“Post-Petition Lock-Up Agreements and Designation Standards Clarified”
A lock-up agreement—sometimes referred to as a plan-support agreement or restructuring-support agreement—often serves as an integral component of the bankruptcy process by allowing a debtor and its key creditors to memorialize the resolution of their legal and economic disputes and permit that debtor to attempt to confirm its plan and exit bankruptcy as expeditiously as possible. Some courts, however, have cast doubt on the enforceability of a lock-up agreement executed post-petition, finding that it constitutes an improper solicitation of votes on a plan where the debtor had not first obtained a court-approved disclosure statement. In certain cases, courts have even disqualified the votes of the creditors that were parties to the post-petition lock-up agreement, thereby frustrating the debtor’s goal of a timely confirmation and depriving creditors of the sacred right to vote on a plan.
The question of whether the entry into a post-petition lock-up agreement is permissible and/or provides a basis for a court to designate the votes of parties to that lock-up agreement has been addressed in two well-known Delaware rulings: In re Stations Holding Co. Inc. and In re NII Holdings Inc. These cases are frequently cited by those objecting to post-petition lock-up agreements as having established a bright-line rule that parties’ entry into such agreements is patently impermissible and warrants designation.

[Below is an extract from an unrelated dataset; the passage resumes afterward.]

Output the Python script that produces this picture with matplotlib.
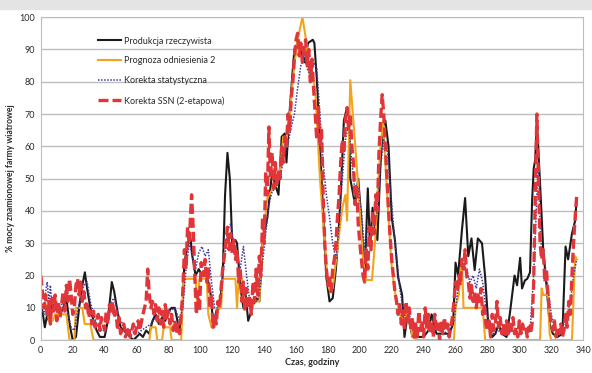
import matplotlib
matplotlib.use("Agg")
import matplotlib.pyplot as plt
from matplotlib.patches import Rectangle

plt.rcParams["font.family"] = ["Lato", "DejaVu Sans"]

# (godzina, % mocy) dla każdej serii
produkcja = [
    (0, 10), (1, 9), (2.5, 4), (4, 8), (5, 6), (7, 12), (8, 9), (10, 11), (12, 8), (14, 10),
    (16, 13), (18, 5), (20, 0), (22, 1), (24, 10), (26, 17), (27.6, 21), (29, 16), (31, 10),
    (33, 6), (35, 3), (37, 1), (40, 1), (42, 6), (44.5, 18), (46, 15), (48, 9), (50, 4),
    (52, 3), (54, 2), (56, 1), (58, 0), (60, 1), (62, 2), (64, 1), (66, 3), (68, 2), (70, 6),
    (72, 8), (74, 5), (76, 7), (78, 6), (80, 9), (82, 10), (84, 10), (86, 5), (87.5, 3),
    (89, 12), (90, 24), (91.5, 28), (93.5, 33), (95, 26), (97, 20), (99, 22), (101, 20),
    (103, 21), (105, 18), (106, 16), (107, 12), (108, 4), (110, 9), (112, 10), (114, 20),
    (115.5, 45), (117, 58), (118.5, 50), (120, 30), (122, 31), (123, 30), (125, 17), (127, 10),
    (128, 16), (130, 6), (132, 9), (133, 12), (135, 13), (137, 12), (139, 30), (142, 38),
    (145, 52), (147, 48), (149, 45), (151, 63), (153, 64), (154, 55), (156, 71), (158, 84),
    (159, 90), (161, 92), (163.5, 89), (165.5, 86), (167.5, 92), (170.5, 93), (171.5, 92),
    (173, 81), (175, 60), (177, 40), (179, 19.5), (181, 12), (183, 13), (185, 22), (186.5, 32),
    (188, 45), (190, 68), (192, 72), (193, 71), (194, 50), (197, 42), (199, 50), (201, 37),
    (203, 18.6), (205, 47), (206.4, 29), (208, 41), (209.5, 35), (211, 31), (213, 55),
    (214.5, 66), (216, 68), (218, 60), (220, 38), (222, 31), (224, 19.5), (226.5, 14), (228, 1),
    (230, 8), (233, 1), (236, 1), (240, 1), (243, 3), (245, 8), (247, 4), (248, 2), (252, 2),
    (256, 2), (258.5, 5), (260, 24), (261.6, 20), (264, 34), (266, 44), (268, 26), (270, 31.5),
    (272, 21.7), (274, 31.5), (276.6, 30), (278.5, 20), (280.4, 6), (283, 1), (285, 2), (287, 5),
    (289, 2), (292, 1), (294, 8), (297, 20), (298.6, 17), (300.5, 25.5), (301.7, 16),
    (303.5, 18.5), (305, 19), (306.7, 21), (308, 43), (309, 53), (310, 56), (311, 68),
    (313, 48.5), (315, 28), (317.4, 15), (319, 5), (321, 2), (324, 1), (327, 2), (329, 29),
    (330.6, 25), (333, 33), (335, 37), (336, 44),
]

prognoza = [
    (0, 11), (4, 11), (5, 6), (7.5, 6), (9, 8), (16, 8), (18, 0), (21, 0), (22, 10), (26, 10),
    (27.5, 5), (31, 5), (33, 0), (68, 0), (69, 4), (72, 4), (73, 0), (76, 0), (77, 4), (81, 4),
    (82, 0), (88, 0), (89.5, 19), (97, 19), (98, 11), (99.5, 19), (104, 19), (105, 8), (107, 4),
    (109, 4), (111, 10), (113, 10), (114, 19), (122, 19), (123, 10), (124, 19), (126, 19),
    (128, 11), (133, 11), (135, 12), (137, 12), (139, 30), (142, 44), (145.5, 47), (148, 48),
    (150, 53), (152, 63), (154, 62), (156, 69), (158, 81), (161, 93), (164, 100), (166.6, 92),
    (168.6, 81), (171, 80), (172, 78), (175, 50), (178, 30), (180, 17.6), (181, 15.5), (183, 16),
    (185.6, 27), (189, 41), (191, 45), (192, 37), (194, 80.5), (197, 61), (200, 40.5), (202, 25),
    (204, 18.6), (207.6, 18.6), (209.5, 30), (211, 45), (213, 60), (214.6, 68), (216, 55),
    (218, 38), (220, 22.6), (222, 15), (225, 8), (228, 6), (230, 10), (233, 1), (236, 0),
    (259, 0), (260, 10), (262, 14), (264, 25), (265, 10), (277, 10), (278.6, 0), (313, 0),
    (314, 16), (315, 14), (318, 14), (319, 2), (320, 0), (333, 0), (335, 26), (336, 25),
]

korekta_stat = [
    (0, 10), (2, 8), (3, 15), (4, 18), (5, 12), (6, 17), (7, 10), (9, 12), (11, 9), (13, 11),
    (15, 12), (17, 8), (19, 4), (21, 3), (23, 9), (25, 14), (27, 17), (29, 18), (31, 12),
    (33, 8), (35, 5), (38, 3), (41, 5), (44, 12), (46, 13), (48, 9), (50, 6), (53, 4), (56, 3),
    (60, 2), (63, 3), (66, 4), (69, 5), (72, 7), (75, 6), (78, 7), (81, 9), (84, 10), (87, 6),
    (89, 10), (91, 22), (93, 30), (95, 26), (97, 22), (99, 27), (101, 29), (103, 26), (105, 28),
    (107, 18), (109, 10), (111, 10), (113, 14), (115, 24), (117, 34), (119, 36), (121, 30),
    (123, 26), (125, 22), (127, 29), (129, 20), (131, 12), (133, 11), (135, 12), (137, 14),
    (139, 24), (141, 33), (143, 42), (145, 46), (147, 47), (149, 49), (151, 53), (153, 58),
    (155, 61), (157, 66), (159, 70), (161, 78), (163, 85), (165, 88), (167, 84), (169, 82),
    (171, 86), (173, 84), (175, 70), (177, 55), (179, 45), (181, 38), (183, 30), (185, 25),
    (187, 35), (189, 50), (191, 62), (193, 67), (195, 55), (197, 46), (199, 47), (201, 40),
    (203, 28), (205, 35), (207, 33), (209, 36), (211, 40), (213, 54), (215, 62), (217, 60),
    (219, 48), (221, 36), (223, 26), (225, 16), (227, 10), (229, 6), (231, 8), (233, 4),
    (236, 3), (240, 3), (243, 5), (246, 7), (249, 4), (252, 2), (256, 3), (259, 6), (261, 14),
    (263, 20), (265, 23), (267, 22), (269, 18), (271, 20), (273, 16), (275, 22), (277, 18),
    (279, 10), (281, 4), (284, 2), (288, 3), (292, 2), (296, 3), (300, 4), (304, 3), (307, 5),
    (309, 20), (311, 45), (312, 55), (313, 35), (314, 28), (316, 24), (318, 16), (320, 8),
    (322, 4), (325, 3), (328, 5), (330, 8), (332, 12), (334, 20), (336, 25),
]

korekta_ssn = [
    (0, 20), (1, 15), (2, 10), (3, 14), (4, 7), (5, 12), (6, 5), (7, 13), (8, 9), (9, 14),
    (10, 6), (11, 12), (12, 7), (13, 11), (14, 15), (15, 9), (16, 17), (17, 12), (18, 19),
    (19, 14), (20, 8), (21, 10), (22, 17), (23, 19), (24, 14), (25, 18), (26, 12), (27, 15),
    (28, 10), (29, 12), (30, 7), (31, 9), (32, 5), (33, 9), (34, 4), (36, 8), (37, 3), (38, 7),
    (40, 3), (41, 9), (42, 5), (43, 11), (44, 8), (45, 12), (46, 7), (47, 9), (48, 4), (49, 7),
    (50, 2), (52, 5), (53, 1), (55, 4), (56, 1), (58, 5), (59, 2), (61, 6), (62, 3), (64, 8),
    (66, 12), (67, 22), (68, 14), (69, 10), (70, 12), (71, 8), (72, 11), (73, 6), (74, 10),
    (75, 5), (76, 9), (77, 4), (78, 11), (79, 7), (80, 9), (81, 5), (82, 8), (83, 3), (84, 6),
    (85, 2), (86, 5), (87, 2), (88, 8), (89, 15), (90, 28), (91, 22), (92, 35), (93, 30),
    (94.5, 45), (95.5, 35), (96.5, 20), (97.5, 8), (98.5, 15), (99.5, 9), (100.5, 24), (102, 20),
    (103, 25), (104, 18), (105, 22), (106, 10), (107, 14), (108, 4), (109, 8), (110, 5),
    (111, 12), (112, 10), (113, 16), (114, 22), (115, 26), (116, 30), (117, 35), (118, 28),
    (119, 33), (120, 27), (121, 31), (122, 25), (123, 28), (124, 18), (125, 22), (126, 12),
    (127, 18), (128, 9), (129, 16), (130, 10), (131, 13), (132, 8), (133, 18), (134, 12),
    (135, 22), (136, 14), (137, 26), (138, 20), (139, 38), (140, 30), (141, 52), (142, 45),
    (143, 66), (144, 50), (145, 58), (146, 47), (147, 55), (148, 48), (149, 52), (150, 50),
    (151, 60), (152, 55), (153, 63), (154, 60), (155, 70), (156, 65), (157, 75), (158, 80),
    (159, 88), (160, 93), (161, 95), (162, 88), (163, 92), (164, 86), (165, 90), (166, 93),
    (167, 85), (168, 90), (169, 80), (170, 87), (171, 78), (172, 70), (173, 62), (174, 72),
    (175, 60), (176, 65), (177, 45), (178, 30), (179, 22), (180, 17), (181, 20), (182, 15),
    (183, 22), (184, 25), (185, 30), (186, 38), (187, 45), (188, 55), (189, 62), (190, 58),
    (191, 68), (192, 72), (193, 65), (194, 70), (195, 60), (196, 55), (197, 42), (198, 48),
    (199, 36), (200, 30), (201, 25), (202, 20), (203, 18), (204, 28), (205, 22), (206, 35),
    (207, 28), (208, 40), (209, 33), (210, 45), (211, 40), (212, 58), (213, 68), (214, 76),
    (215, 70), (216, 60), (217, 50), (218, 40), (219, 32), (220, 25), (221, 20), (222, 15),
    (223, 12), (224, 8), (225, 11), (226, 5), (227, 9), (228, 3), (229, 12), (230, 6),
    (231, 10), (232, 3), (233, 7), (234, 1), (235, 5), (236, 1), (237, 9), (238, 3), (239, 6),
    (240, 1), (241, 10), (242, 4), (243, 8), (244, 2), (245, 6), (246, 1), (247, 8), (248, 3),
    (249, 5), (250, 0), (251, 6), (252, 2), (253, 7), (254, 3), (255, 5), (256, 1), (257, 4),
    (258, 7), (259, 12), (260, 18), (261, 15), (262, 20), (263, 17), (264, 25), (265, 22),
    (266, 28), (267, 20), (268, 18), (269, 13), (270, 17), (271, 12), (272, 15), (273, 10),
    (274, 14), (275, 12), (276, 16), (277, 8), (278, 11), (279, 5), (280, 3), (281, 6), (282, 1),
    (283, 8), (284, 3), (285, 5), (286, 12), (287, 4), (288, 7), (289, 2), (290, 5), (291, 1),
    (292, 6), (293, 2), (294, 5), (295, 3), (296, 7), (297, 2), (298, 4), (299, 1), (300, 6),
    (301, 2), (302, 5), (303, 3), (304, 4), (305, 1), (306, 4), (307, 2), (308, 5), (309, 18),
    (310, 45), (311, 70), (312, 50), (313, 30), (314, 25), (315, 28), (316, 18), (317, 22),
    (318, 14), (319, 9), (320, 5), (321, 3), (322, 6), (323, 1), (324, 4), (325, 2), (326, 5),
    (327, 1), (328, 3), (329, 8), (330, 4), (331, 12), (332, 8), (333, 20), (334, 30), (335, 38),
    (336, 45),
]

x_ticks = list(range(0, 341, 20))
y_ticks = list(range(0, 101, 10))

fig = plt.figure(figsize=(5.92, 3.73), dpi=100)
fig.patches.append(Rectangle((0, 0.975), 1, 0.025, transform=fig.transFigure,
                             color="#e4e4e4", zorder=0))
ax = fig.add_axes([0.069, 0.088, 0.916, 0.866])

series = [
    (produkcja, "Produkcja rzeczywista", dict(color="#1a1a1a", lw=1.5, ls="-")),
    (prognoza, "Prognoza odniesienia 2", dict(color="#f4a41c", lw=1.5, ls="-")),
    (korekta_stat, "Korekta statystyczna", dict(color="#3b3b9c", lw=1.1, ls=(0, (1, 1)))),
    (korekta_ssn, "Korekta SSN (2-etapowa)", dict(color="#e0363a", lw=2.4, ls=(0, (3, 1.2)))),
]
for data, label, style in series:
    h, v = zip(*data)
    ax.plot(h, v, label=label, **style)

ax.set_xlim(0, 340)
ax.set_ylim(0, 100)
ax.set_xticks(x_ticks)
ax.set_yticks(y_ticks)
ax.grid(axis="y", color="#bdbdbd", lw=1)
ax.set_axisbelow(True)
for s in ax.spines.values():
    s.set_color("#bdbdbd")
ax.tick_params(length=0, labelsize=6.5, colors="#2a2a2a", pad=4)

ax.set_xlabel("Czas, godziny", fontsize=6.5, fontweight="bold", color="#2a2a2a", labelpad=2)
ax.set_ylabel("% mocy znamionowej farmy wiatrowej", fontsize=6.2, fontweight="bold",
              color="#2a2a2a", labelpad=3)

leg = ax.legend(loc="upper left", bbox_to_anchor=(0.09, 0.965), frameon=False,
                fontsize=6.5, handlelength=2.6, labelspacing=1.2, handletextpad=0.3)
for t in leg.get_texts():
    t.set_color("#2a2a2a")

fig.savefig("out.png", dpi=100)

However, on Jan. 31, 2013, Hon. Brendan L. Shannon of the U.S. Bankruptcy Court for the District of Delaware issued a written opinion in In re Indianapolis Downs LLC that challenges the precedential value of the Stations and NII decisions. The Indianapolis Downs court narrowly construed the concept of “solicitation” as that term is used in § 1125 of the Bankruptcy Code, eliminated the notion of a per se prohibition on post-petition lock-up agreements and articulated the circumstances in which such agreements may be enforceable.